Today I decided to jump right to using a simple convolutional model before getting a larger data-set, just to compare it with the MLP I used last time. It uses one 2D convolution that works on all 6 channels of the two input frames, followed by ReLU activation, a fully-connected layer, ReLU activation again, and another fully-connected layer. This is a bigger model that takes more time to converge, and it doesn’t perform any better on the tiny data set. This should come as no surprise! All it’s really doing is putting a bunch of filters on the front of our simple network from before.
There was nowhere else to go at this point except getting more data. For this experiment, just using a short Mario 3 trace was enough to see if the model could learn on a single level of a single game (about 130 scrolling examples). This meant writing a quick data set loader and getting the data into the right shape.

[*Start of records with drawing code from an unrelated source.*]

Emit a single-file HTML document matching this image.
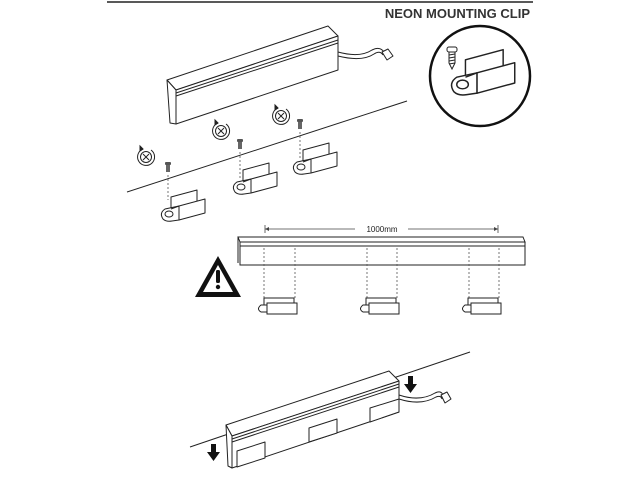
<!DOCTYPE html>
<html><head><meta charset="utf-8"><style>
html,body{margin:0;padding:0;background:#fff;}
svg{display:block;}
</style></head><body>
<svg width="640" height="480" viewBox="0 0 640 480" xmlns="http://www.w3.org/2000/svg" font-family="Liberation Sans, sans-serif">
<defs>
<g id="clip" fill="#fff" stroke="#222" stroke-width="1" stroke-linejoin="round">
  <polygon points="1,-16 27,-23 27,-11 1,-4"/>
  <path d="M9,-7 L-5,-4 Q-11,0 -7,6 Q-4,9 2,8 L9,7 Z"/>
  <polygon points="9,-7 35,-14 35,0 9,7"/>
  <line x1="1" y1="-4" x2="9" y2="-7"/>
  <ellipse cx="-1" cy="1" rx="4" ry="3"/>
</g>
<g id="screw">
  <rect x="-3" y="0" width="6" height="3" rx="1" fill="#555"/>
  <rect x="-2" y="3" width="4" height="7" fill="#666"/>
</g>
<g id="rot" fill="none" stroke="#222" stroke-width="1">
  <circle r="5.5"/>
  <line x1="-3" y1="-3" x2="3" y2="3"/><line x1="3" y1="-3" x2="-3" y2="3"/>
  <path d="M-3,-8 A8.5 8.5 0 1 0 5,-7"/>
  <path d="M-3,-8 l-3,-3 l0,5 z" fill="#222"/>
</g>
<g id="fclip" fill="#fff" stroke="#222" stroke-width="1">
  <rect x="3" y="0" width="30" height="8"/>
  <path d="M6,7 L0,7 Q-5,11 0,14 L6,14"/>
  <rect x="6" y="5" width="30" height="11"/>
</g>
</defs>

<line x1="107" y1="2" x2="533" y2="2" stroke="#222" stroke-width="1.5"/>
<text x="530" y="18" text-anchor="end" font-size="13" font-weight="bold" fill="#333">NEON MOUNTING CLIP</text>

<!-- top neon -->
<g fill="#fff" stroke="#222" stroke-width="1" stroke-linejoin="round">
  <polygon points="167,80 328,26 338,36 176,90"/>
  <polygon points="176,90 338,36 338,70 176,124"/>
  <polygon points="167,80 176,90 176,124 170,123"/>
  <line x1="176" y1="93" x2="338" y2="40"/>
  <line x1="176" y1="96" x2="338" y2="43"/>
  <path d="M338,52 Q360,58 372,50 Q380,46 384,52" fill="none"/>
  <path d="M338,56 Q362,62 374,54 Q380,50 383,55" fill="none"/>
  <polygon points="382,52 388,49 393,56 387,60"/>
</g>
<line x1="127" y1="192" x2="407" y2="101" stroke="#222" stroke-width="1"/>

<g stroke="#555" stroke-width="0.8" stroke-dasharray="2,2">
  <line x1="168" y1="175" x2="168" y2="200"/>
  <line x1="240" y1="152" x2="240" y2="178"/>
  <line x1="300" y1="132" x2="300" y2="158"/>
</g>
<use href="#clip" transform="translate(170,213)"/>
<use href="#clip" transform="translate(242,186)"/>
<use href="#clip" transform="translate(302,166)"/>
<use href="#screw" transform="translate(168,162)"/>
<use href="#screw" transform="translate(240,139)"/>
<use href="#screw" transform="translate(300,119)"/>
<use href="#rot" transform="translate(146,157)"/>
<use href="#rot" transform="translate(221,131)"/>
<use href="#rot" transform="translate(281,116)"/>

<!-- inset -->
<circle cx="480" cy="76" r="50" fill="#fff" stroke="#111" stroke-width="2.5"/>
<g transform="translate(464,83) scale(1.45)">
  <use href="#clip"/>
</g>
<g transform="translate(452,47)">
  <rect x="-5" y="0" width="10" height="5" rx="2" fill="#fff" stroke="#222"/>
  <path d="M-3,5 L3,5 L3,16 L0,22 L-3,16 Z" fill="#fff" stroke="#222"/>
  <path d="M-3,8 L3,7 M-3,11 L3,10 M-3,14 L3,13 M-3,17 L3,16" stroke="#222"/>
</g>

<!-- middle bar -->
<line x1="265" y1="229" x2="355" y2="229" stroke="#444" stroke-width="0.8"/>
<line x1="408" y1="229" x2="498" y2="229" stroke="#444" stroke-width="0.8"/>
<path d="M265,229 l4,-2 v4 z M498,229 l-4,-2 v4 z" fill="#444"/>
<line x1="265" y1="225" x2="265" y2="233" stroke="#444" stroke-width="0.8"/>
<line x1="498" y1="225" x2="498" y2="233" stroke="#444" stroke-width="0.8"/>
<text x="382" y="232" text-anchor="middle" font-size="8" fill="#222">1000mm</text>
<g fill="#fff" stroke="#222" stroke-width="1">
  <polygon points="238,237 523,237 525,242 240,242"/>
  <rect x="240" y="242" width="285" height="23"/>
  <line x1="238" y1="237" x2="238" y2="263"/>
  <line x1="240" y1="246" x2="525" y2="246"/>
</g>
<g stroke="#555" stroke-width="0.8" stroke-dasharray="2,2">
  <line x1="264" y1="248" x2="264" y2="298"/><line x1="295" y1="248" x2="295" y2="298"/>
  <line x1="367" y1="248" x2="367" y2="298"/><line x1="397" y1="248" x2="397" y2="298"/>
  <line x1="469" y1="248" x2="469" y2="298"/><line x1="499" y1="248" x2="499" y2="298"/>
</g>
<use href="#fclip" transform="translate(261,298)"/>
<use href="#fclip" transform="translate(363,298)"/>
<use href="#fclip" transform="translate(465,298)"/>
<path d="M218,256 L241,297 L195,297 Z" fill="#111"/>
<path d="M218,265 L233,292 L203,292 Z" fill="#fff"/>
<rect x="216" y="270" width="4" height="13" rx="1.5" fill="#111"/>
<circle cx="218" cy="287" r="2.2" fill="#111"/>

<!-- bottom -->
<line x1="190" y1="447" x2="470" y2="352" stroke="#222" stroke-width="1"/>
<g fill="#fff" stroke="#222" stroke-width="1" stroke-linejoin="round">
  <polygon points="226,425 389,371 399,381 232,436"/>
  <polygon points="232,436 399,381 399,412 232,468"/>
  <polygon points="226,425 232,436 232,468 228,466"/>
  <line x1="232" y1="439" x2="399" y2="384"/>
  <line x1="232" y1="442" x2="399" y2="387"/>
  <polygon points="237,451 265,442 265,458 237,467"/>
  <polygon points="309,428 337,419 337,433 309,442"/>
  <polygon points="370,408 399,399 399,412 370,422"/>
  <path d="M399,395 Q420,402 435,393 Q441,390 443,395" fill="none"/>
  <path d="M399,399 Q421,406 436,397 Q441,395 442,399" fill="none"/>
  <polygon points="441,395 447,392 451,399 445,403"/>
</g>
<path d="M408,376 h5 v8 h4 l-6.5,9 l-6.5,-9 h4 z" fill="#111"/>
<path d="M211,444 h5 v8 h4 l-6.5,9 l-6.5,-9 h4 z" fill="#111"/>
</svg>
</body></html>
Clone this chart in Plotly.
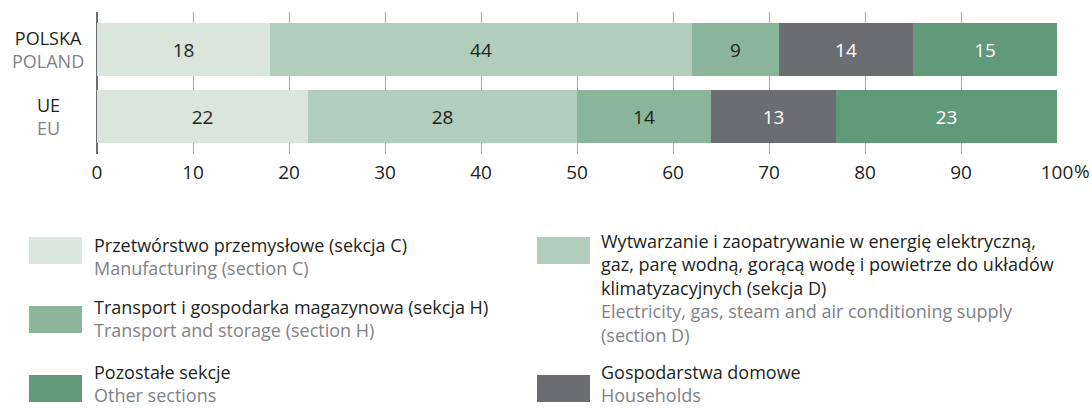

At this point, the MLP’s loss plateaued and wouldn’t go down any further, so I added another fully-connected layer just to see what would happen. Playing with the number of hidden nodes, the batch size, and the learning rate didn’t help much. Maybe using a patch encoding would do better (perhaps by first applying a separate fully connected layer on each 16×16 patch of the input image, and then merging those together at the input to the network), but I wanted to see if a very simple convolutional network could do better at generalizing. I also ended up converting my images to grayscale to save a little GPU memory.
Reader, after fiddling with some hyperparameters and a couple of thousand epochs, it kind of almost did—it reported correct horizontal scrolling, but not vertical (odd, since vertical scrolling is always 0 in these examples). My next step is to get the convolutional model to really effectively overfit this small (130-example) dataset.